Tonight, Michael McGuigan has made a new step in his attempt to make the seesaw mechanism for the cosmological constant realistic:
The paper combines the previous work of Michael McGuigan - that we discussed here and that was mostly based on this blog article and/or comments of this article by Sean Carroll - with the brave proposal of my (former) adviser Tom Banks:
Recall that Tom has proposed to interpret the cosmological constant - the curvature of empty space - as the primary effect and the supersymmetry breaking in particle physics as its consequence. This changes the question from "why is the cosmological constant so small" to the question "why is the supersymmetry breaking in particle physics so strong".

The supersymmetry breaking induced by the tiny curvature of our Universe would normally be negligible, and Tom circumvents this problem by suggesting that an important exponent in his power law is corrected from a classical value of 1/4 to the value of 1/8 by huge effects of virtual black holes whose loops are localized near the de Sitter horizon. The relation with the seesaw mechanism is not quite clear to me - although both methods of course try to obtain the same kind of result for the vacuum energy (but via different effects, I think).

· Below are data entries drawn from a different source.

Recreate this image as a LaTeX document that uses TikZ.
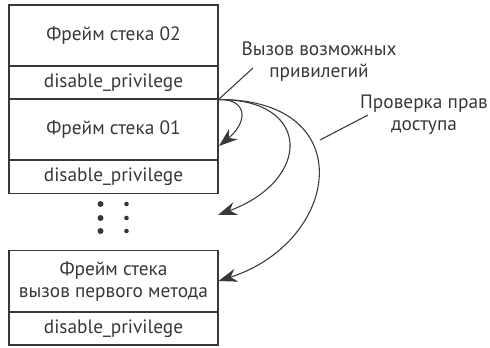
\documentclass[tikz,border=0pt]{standalone}
\usepackage{fontspec}
\setmainfont{PT Sans}
\usetikzlibrary{arrows.meta}

\definecolor{ink}{HTML}{383838}

\tikzset{
  frame/.style={draw=ink, thick, minimum width=209*0.75pt, minimum height=61*0.75pt,
    inner sep=0pt, align=center, text=ink, font=\fontsize{14.5}{16.5}\selectfont},
  priv/.style={frame, minimum height=33*0.75pt},
  call/.style={ink, thick, -{Stealth[length=14pt,width=10pt]}},
  lead/.style={ink, thick},
  note/.style={text=ink, align=center, font=\fontsize{14.5}{16.5}\selectfont}
}

\begin{document}
\begin{tikzpicture}[x=0.75pt,y=-0.75pt]
\useasboundingbox (0,0) rectangle (490,347);

% stack frames
\node[frame] (frame02) at (113.5,35.5) {Фрейм стека 02};
\node[priv]  (priv02)  at (113.5,82.5) {disable\_privilege};
\node[frame] (frame01) at (113.5,129.5) {Фрейм стека 01};
\node[priv]  (priv01)  at (113.5,177) {disable\_privilege};
\node[frame] (frame00) at (113.5,281) {Фрейм стека\\вызов первого метода};
\node[priv]  (priv00)  at (113.5,328.5) {disable\_privilege};

% dots between frames
\foreach \y in {204,218,231}{
  \fill[ink] (100.5,\y) circle[radius=3];
  \fill[ink] (126.5,\y) circle[radius=2.3];
}

\coordinate (start) at (priv02.south east);
\coordinate (tip1) at (219,146);
\coordinate (tip2) at (218,215);
\coordinate (tip0) at (frame00.east);

\draw[call] (start) .. controls (248,99) and (248,122) .. (tip1);
\draw[call] (start) .. controls (312,99) and (312,180) .. (tip2);
\draw[call] (start) .. controls (362,99) and (340,242) .. (tip0);

% labels
\node[note] (calllbl) at (319,62) {Вызов возможных\\привилегий};
\node[note] (checklbl) at (424,115) {Проверка прав\\доступа};
\coordinate (callend) at (253,68);
\coordinate (checkpt) at (320,140);
\coordinate (checkend) at (368,115);
\draw[lead] (start) -- (callend);
\draw[lead] (checkpt) -- (checkend);
\end{tikzpicture}
\end{document}
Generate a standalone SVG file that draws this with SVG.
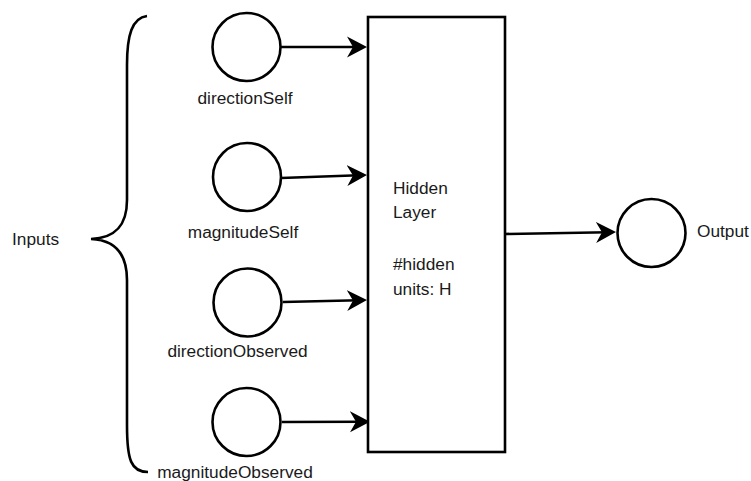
<svg xmlns="http://www.w3.org/2000/svg" width="751" height="481" viewBox="0 0 751 481">
<defs>
<style>
.n{fill:#fff;stroke:#000;stroke-width:2.6}
.e{fill:none;stroke:#000;stroke-width:2.6}
text{font-family:"Liberation Sans",Arial,Helvetica,sans-serif;font-size:17.3px;fill:#1a1a1a}
.c{text-anchor:middle}
</style>
<marker id="arr" markerUnits="userSpaceOnUse" viewBox="-12 -11 20 22" refX="0" refY="0" markerWidth="20" markerHeight="22" orient="auto">
<path d="M8,0 L-12,-10.5 L-6,0 L-12,10.5 Z" fill="#000"/>
</marker>
</defs>
<rect width="751" height="481" fill="#fff"/>
<g id="connectors">
<path class="e" d="M281,47 L359,47" marker-end="url(#arr)"/>
<path class="e" d="M281,178 L359,175.2" marker-end="url(#arr)"/>
<path class="e" d="M283,302 L359,300.3" marker-end="url(#arr)"/>
<path class="e" d="M282,422 L362,421.8" marker-end="url(#arr)"/>
<path class="e" d="M505,234 L608,232.2" marker-end="url(#arr)"/>
</g>
<g id="brace">
<path class="e" d="M147,16 C132,18 127,35 127,65 L127,200 C127,226 115,238 91,239 C115,240 127,253 127,280 L127,425 C127,460 131,472 148,472"/>
<text x="12" y="245">Inputs</text>
</g>
<g id="directionSelf">
<circle class="n" cx="246.5" cy="47" r="34"/>
<text class="c" x="245" y="104">directionSelf</text>
</g>
<g id="magnitudeSelf">
<circle class="n" cx="247" cy="177" r="34"/>
<text class="c" x="243" y="238">magnitudeSelf</text>
</g>
<g id="directionObserved">
<circle class="n" cx="247.5" cy="302.5" r="34"/>
<text class="c" x="237.5" y="357">directionObserved</text>
</g>
<g id="magnitudeObserved">
<circle class="n" cx="246.5" cy="422" r="34"/>
<text class="c" x="235" y="478">magnitudeObserved</text>
</g>
<g id="hidden">
<rect class="n" x="368" y="17" width="137" height="435"/>
<text x="393" y="194">Hidden</text>
<text x="393" y="218">Layer</text>
<text x="393" y="270">#hidden</text>
<text x="393" y="295">units: H</text>
</g>
<g id="output">
<circle class="n" cx="651.5" cy="233" r="34"/>
<text x="697" y="237">Output</text>
</g>
</svg>
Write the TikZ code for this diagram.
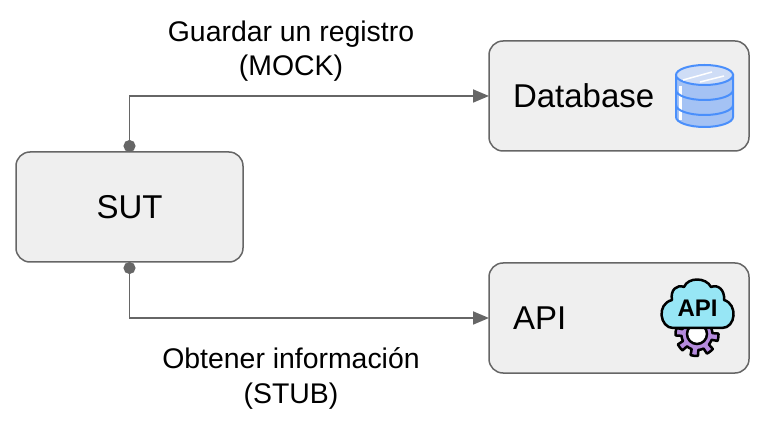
\documentclass[tikz,border=0pt]{standalone}
\usepackage{fontspec}
\setmainfont{Liberation Sans}
\usetikzlibrary{arrows.meta}
\definecolor{BOXFILL}{HTML}{EFEFEF}
\definecolor{GREY}{HTML}{666666}
\definecolor{DBLINE}{HTML}{4A8FFB}
\definecolor{DBFILL}{HTML}{A4C2F4}
\definecolor{DBTOP}{HTML}{CFDDF6}
\definecolor{CLOUD}{HTML}{97E6F5}
\definecolor{GEAR}{HTML}{B58BDD}
\tikzset{
    box/.style={draw=GREY, fill=BOXFILL, line width=1.5pt, rounded corners=14pt, minimum height=110pt, outer sep=0pt, font=\fontsize{33}{38}\selectfont},
    sidebox/.style={box, text width=212pt, inner xsep=24pt, inner ysep=0pt, align=left},
    link/.style={GREY, line width=1.8pt, {Circle[length=12pt]}-{Triangle[length=16pt,width=13pt]}},
    caption/.style={align=center, font=\fontsize{28.4}{34.5}\selectfont},
}
\begin{document}
\begin{tikzpicture}[x=1pt, y=-1pt]
    \useasboundingbox (0,0) rectangle (768,427);
    \node[box, minimum width=227pt] (sut) at (129.5,207) {SUT};
    \node[sidebox] (db) at (619,96) {Database};
    \node[sidebox] (api) at (619,318) {API};
    \draw[link] (sut.north) |- (db.west);
    \draw[link] (sut.south) |- (api.west);
    \node[caption] (mock) at (291,51) {Guardar un registro\\(MOCK)};
    \node[caption] (stub) at (291,378.5) {Obtener información\\(STUB)};
    % database icon
    \draw[DBLINE, fill=DBFILL, line width=2pt] (676,75) -- (676,117) arc (180:0:28.5 and 10) -- (733,75) -- cycle;
    \fill[white] (678.5,86) rectangle (681.5,120);
    \draw[DBLINE, line width=2pt] (676,90) arc (180:0:28.5 and 10);
    \draw[DBLINE, line width=2pt] (676,105) arc (180:0:28.5 and 10);
    \draw[DBLINE, fill=DBTOP, line width=2pt] (704.5,75) ellipse (28.5 and 10);
    \draw[white, line width=1.5pt] (683,80) -- (712,72);
    \draw[white, line width=1.5pt] (700,82) -- (724,76);
    % api icon
    \draw[black, fill=GEAR, line width=2.5pt, line join=round] plot[domain=0:360, samples=145] ({697+(18.5+3*sign(sin(8*\x+22.5)))*cos(\x)}, {334.5+(18.5+3*sign(sin(8*\x+22.5)))*sin(\x)}) -- cycle;
    \draw[black, fill=white, line width=2.5pt] (697,334) circle (10);
    \draw[black, fill=CLOUD, line width=2.5pt, line join=round] (673,328) .. controls (660,328) and (656,304) .. (672,300) .. controls (670,290) and (677,284) .. (684,287) .. controls (688,277) and (706,277) .. (711,287) .. controls (718,284) and (725,290) .. (724,300) .. controls (738,304) and (736,328) .. (722,328) -- cycle;
    \node[font=\fontsize{24}{24}\selectfont\bfseries, inner sep=0pt] (apilogo) at (697.5,308) {API};
\end{tikzpicture}
\end{document}
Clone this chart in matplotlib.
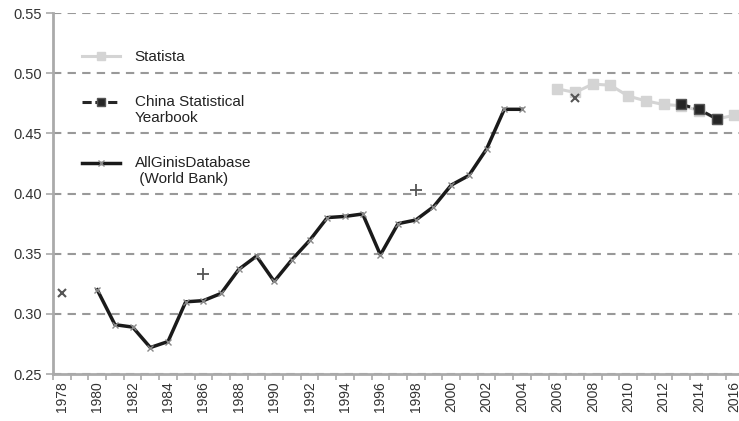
import matplotlib.pyplot as plt
from matplotlib.legend_handler import HandlerLine2D
from matplotlib.transforms import Affine2D

plt.rcParams['font.family'] = ['Liberation Sans', 'DejaVu Sans']

# AllGinisDatabase (World Bank) - line with small x markers
wb_years = [1980, 1981, 1982, 1983, 1984, 1985, 1986, 1987, 1988, 1989, 1990,
            1991, 1992, 1993, 1994, 1995, 1996, 1997, 1998, 1999, 2000,
            2001, 2002, 2003, 2004]
wb_gini = [0.320, 0.291, 0.289, 0.272, 0.277, 0.310, 0.311, 0.317, 0.337, 0.348, 0.327,
           0.345, 0.361, 0.380, 0.381, 0.383, 0.349, 0.375, 0.378, 0.389, 0.407,
           0.415, 0.437, 0.470, 0.470]

# Statista
st_years = [2006, 2007, 2008, 2009, 2010, 2011, 2012, 2013, 2014, 2015, 2016]
st_gini = [0.487, 0.484, 0.491, 0.490, 0.481, 0.477, 0.474, 0.473, 0.469, 0.462, 0.465]

# China Statistical Yearbook
cs_years = [2013, 2014, 2015]
cs_gini = [0.474, 0.470, 0.462]

# isolated estimates
x_years = [1978, 2007]
x_gini = [0.317, 0.479]
plus_years = [1986, 1998]
plus_gini = [0.333, 0.403]


class TopHandler(HandlerLine2D):
    # put the legend handle next to the first line of a two-line label
    def __init__(self, shift=0, **kw):
        super().__init__(**kw)
        self.shift = shift

    def create_artists(self, legend, orig_handle, xdescent, ydescent,
                       width, height, fontsize, trans):
        return super().create_artists(legend, orig_handle, xdescent, ydescent,
                                      width, height, fontsize,
                                      trans + Affine2D().translate(0, self.shift))


fig = plt.figure(figsize=(7.39, 4.21), dpi=100)
ax = fig.add_axes([0.0717, 0.1116, 0.934, 0.8574])

ax.yaxis.grid(True, linestyle=(0, (4, 3)), color='#999999', linewidth=1.5)
ax.set_axisbelow(True)

l1, = ax.plot(st_years, st_gini, color='#d4d4d4', linewidth=2.2, marker='s',
              markersize=7.5, markeredgecolor='#d4d4d4', label='Statista', zorder=3)
l2, = ax.plot(cs_years, cs_gini, color='#262626', linewidth=2.2, linestyle=(0, (3, 1.2)),
              marker='s', markersize=7.5, markerfacecolor='#262626',
              markeredgecolor='#555555', label='China Statistical\nYearbook', zorder=4)
l3, = ax.plot(wb_years, wb_gini, color='#1a1a1a', linewidth=2.5, marker='x',
              markersize=5, markeredgecolor='#888888', markeredgewidth=1.0,
              label='AllGinisDatabase\n (World Bank)', zorder=3)
ax.plot(x_years, x_gini, linestyle='none', marker='x', markersize=6,
        markeredgecolor='#555555', markeredgewidth=1.5, zorder=3)
ax.plot(plus_years, plus_gini, linestyle='none', marker='+', markersize=8,
        markeredgecolor='#555555', markeredgewidth=1.3, zorder=3)

ax.set_xlim(1977.5, 2016.5)
ax.set_ylim(0.25, 0.55)
ax.set_yticks([0.25, 0.30, 0.35, 0.40, 0.45, 0.50, 0.55])
ax.set_yticklabels(['%.2f' % v for v in ax.get_yticks()], fontsize=10.5, color='#333333')
ax.set_xticks(range(1978, 2017, 2))
ax.set_xticklabels([str(y) for y in range(1978, 2017, 2)], rotation=90,
                   fontsize=10, color='#333333')
ax.tick_params(axis='x', length=0, pad=5)
ax.set_xticks([y + 0.5 for y in range(1977, 2017)], minor=True)
ax.tick_params(axis='x', which='minor', length=4, width=1.2, color='#aaaaaa')
ax.tick_params(axis='y', length=5, width=1.2, color='#aaaaaa', pad=3)

for s in ['top', 'right']:
    ax.spines[s].set_visible(False)
for s in ['left', 'bottom']:
    ax.spines[s].set_color('#aaaaaa')
    ax.spines[s].set_linewidth(2)

leg = ax.legend(handles=[l1, l2, l3], loc='upper left', bbox_to_anchor=(0.022, 0.935),
                frameon=False, fontsize=11, handlelength=2.5, labelspacing=2.0,
                handletextpad=0.95, labelcolor='#222222', markerscale=0.8,
                handler_map={l2: TopHandler(shift=8), l3: TopHandler(shift=8)})

plt.savefig('out.png', dpi=100)
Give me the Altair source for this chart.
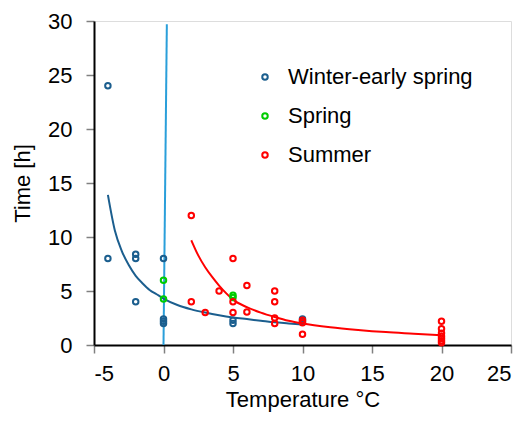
import altair as alt
import pandas as pd

# ---- data ----
winter_x = [-4, -4, -2, -2, -2, 0, 0, 0, 0, 5, 5, 10, 10]
winter_y = [24.0, 8.0, 8.4, 8.0, 4.0, 8.0, 2.4, 2.2, 2.0, 2.3, 2.0, 2.4, 2.2]

spring_x = [0, 0, 5, 5]
spring_y = [6.0, 4.25, 4.6, 4.4]

summer_x = [2, 2, 3, 4, 5, 5, 5, 6, 6, 8, 8, 8, 8, 10, 10, 10, 20, 20, 20, 20, 20, 20, 20]
summer_y = [12.0, 4.0, 3.0, 5.0, 8.0, 4.0, 3.0, 5.5, 3.05, 5.0, 4.0, 2.5, 2.0, 2.3, 2.05, 1.0,
            2.2, 1.5, 1.1, 0.8, 0.6, 0.4, 0.2]

# fitted curves
winter_fit_x = [-4, -3.5, -3, -2.5, -2, -1.5, -1, -0.5, 0, 1, 2, 3, 4, 5, 6, 7, 8, 9, 10]
winter_fit_y = [13.9, 10.6, 8.7, 7.4, 6.4, 5.7, 5.1, 4.7, 4.3, 3.7, 3.3, 3.0, 2.75, 2.55, 2.4, 2.25, 2.1, 2.0, 1.9]

summer_fit_x = [2, 2.5, 3, 3.5, 4, 4.5, 5, 6, 7, 8, 9, 10, 12, 14, 16, 18, 20]
summer_fit_y = [9.7, 8.3, 7.2, 6.3, 5.5, 4.8, 4.2, 3.5, 3.0, 2.6, 2.25, 2.0, 1.65, 1.4, 1.2, 1.05, 0.9]

spring_fit_x = [0.0, 0.24]
spring_fit_y = [0.0, 29.7]

x_ticks = [-5, 0, 5, 10, 15, 20, 25]
y_ticks = [0, 5, 10, 15, 20, 25, 30]

series = ["Winter-early spring", "Spring", "Summer"]
colors = ["#1B5E8E", "#00CC00", "#FF0000"]
light_blue = "#2A9FDA"

FONT = "Liberation Sans"

pts = pd.DataFrame({
    "T": winter_x + spring_x + summer_x,
    "h": winter_y + spring_y + summer_y,
    "season": [series[0]] * len(winter_x) + [series[1]] * len(spring_x) + [series[2]] * len(summer_x),
})

xs = alt.Scale(domain=[-5, 25], nice=False, zero=False)
ys = alt.Scale(domain=[0, 30], nice=False)

xaxis = alt.Axis(values=x_ticks, title="Temperature °C", grid=False,
                 labelExpr="'' + datum.value",
                 domainColor="black", domainWidth=2, tickColor="#808080", tickSize=8, tickWidth=1.5,
                 labelFontSize=22, labelPadding=10, labelColor="black", labelFont=FONT,
                 titleFontSize=22, titleFontWeight="normal", titleColor="black", titleFont=FONT,
                 titleX=208.5, titleY=54, titleBaseline="middle", titleAlign="center")
yaxis = alt.Axis(values=y_ticks, title="Time [h]", grid=False,
                 domainColor="black", domainWidth=2, tickColor="#808080", tickSize=8, tickWidth=1.5,
                 labelFontSize=22, labelPadding=14, labelColor="black", labelFont=FONT,
                 titleFontSize=22, titleFontWeight="normal", titleColor="black", titleFont=FONT,
                 titleX=-72, titleY=162, titleBaseline="middle", titleAlign="center")


def X():
    return alt.X("T:Q", scale=xs, axis=xaxis)


def Y():
    return alt.Y("h:Q", scale=ys, axis=yaxis)


spring_line = alt.Chart(pd.DataFrame({"T": spring_fit_x, "h": spring_fit_y})).mark_line(
    color=light_blue, strokeWidth=2).encode(x=X(), y=Y())
winter_line = alt.Chart(pd.DataFrame({"T": winter_fit_x, "h": winter_fit_y})).mark_line(
    color=colors[0], strokeWidth=2, interpolate="monotone").encode(x=X(), y=Y())
summer_line = alt.Chart(pd.DataFrame({"T": summer_fit_x, "h": summer_fit_y})).mark_line(
    color=colors[2], strokeWidth=2, interpolate="monotone").encode(x=X(), y=Y())

points = alt.Chart(pts).mark_point(shape="circle", filled=False, size=30, strokeWidth=2, opacity=1).encode(
    x=X(), y=Y(),
    color=alt.Color("season:N", scale=alt.Scale(domain=series, range=colors),
                    legend=alt.Legend(orient="none", legendX=160, legendY=45, title=None,
                                      labelFontSize=22, labelFont=FONT, labelColor="black",
                                      labelLimit=0,
                                      symbolType="circle", symbolSize=30, symbolStrokeWidth=2,
                                      rowPadding=17, labelOffset=12, padding=0, offset=0)),
)

chart = alt.layer(spring_line, winter_line, summer_line, points).properties(
    width=417, height=324,
    autosize=alt.AutoSizeParams(type="none"),
    padding={"left": 86, "top": 13, "right": 4, "bottom": 68},
).configure_view(stroke="black", strokeWidth=2).configure(font=FONT)

chart.save("out.html", embed_options={"renderer": "svg", "actions": False})
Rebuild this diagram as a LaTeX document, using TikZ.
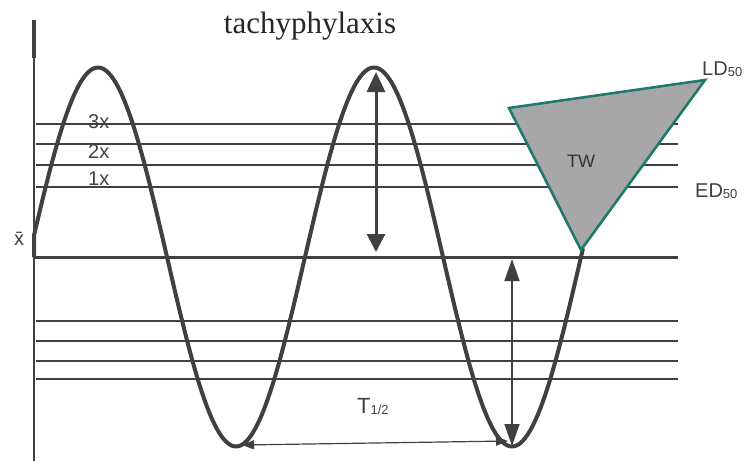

Right now I don't have enough time to tell you exactly what I think about the proposal but the paper is rather concrete and tries to apply the Wheeler-DeWitt equation on various string-theoretical backgrounds. He seems to show that the off-diagonal elements of the vacuum energy (transitions) exist in three spacetime dimensions or less. Can you obtain these off-diagonal elements from Coleman-DeLuccia-like instantons? I believe that the proposal is interesting enough to be looked at.

Incidentally, Apple finally offers Mac users a decent operating system. It is called Windows XP.

1 comment:

  1. The attractiveness of gravitational seesaw is that it stresses the coincidence of three pairs of scales:

    - The neutrino scale is near the cosmological constant.
    - The electroweak scale is near the WIMP.
    - The GUT scale is near the Planck scale

    A problem is that it is near of being overdetermined: the difference between the electroweak scale and GUT is already "explained" from the running of the higgs mass term, and SeeSaw does the rest to fix all these three scales in particle physics.

    On the other hand, I find interesting to note that the QFT limit of quantum gravity is to take Planck scale to infinity (ie Newton constant to zero), and then the seesaw also puts to zero the cosmological term. (and to infinity the GUT and to zero the neutrinos, and then what about renormalization group running coupling constants?)

    Lubous, cound you find in Haloscan that comment of Smolin in 2006, where he stressed the closeness of some cosmological scales (cosmological constant, Pionner effect?) and the neutrino scale?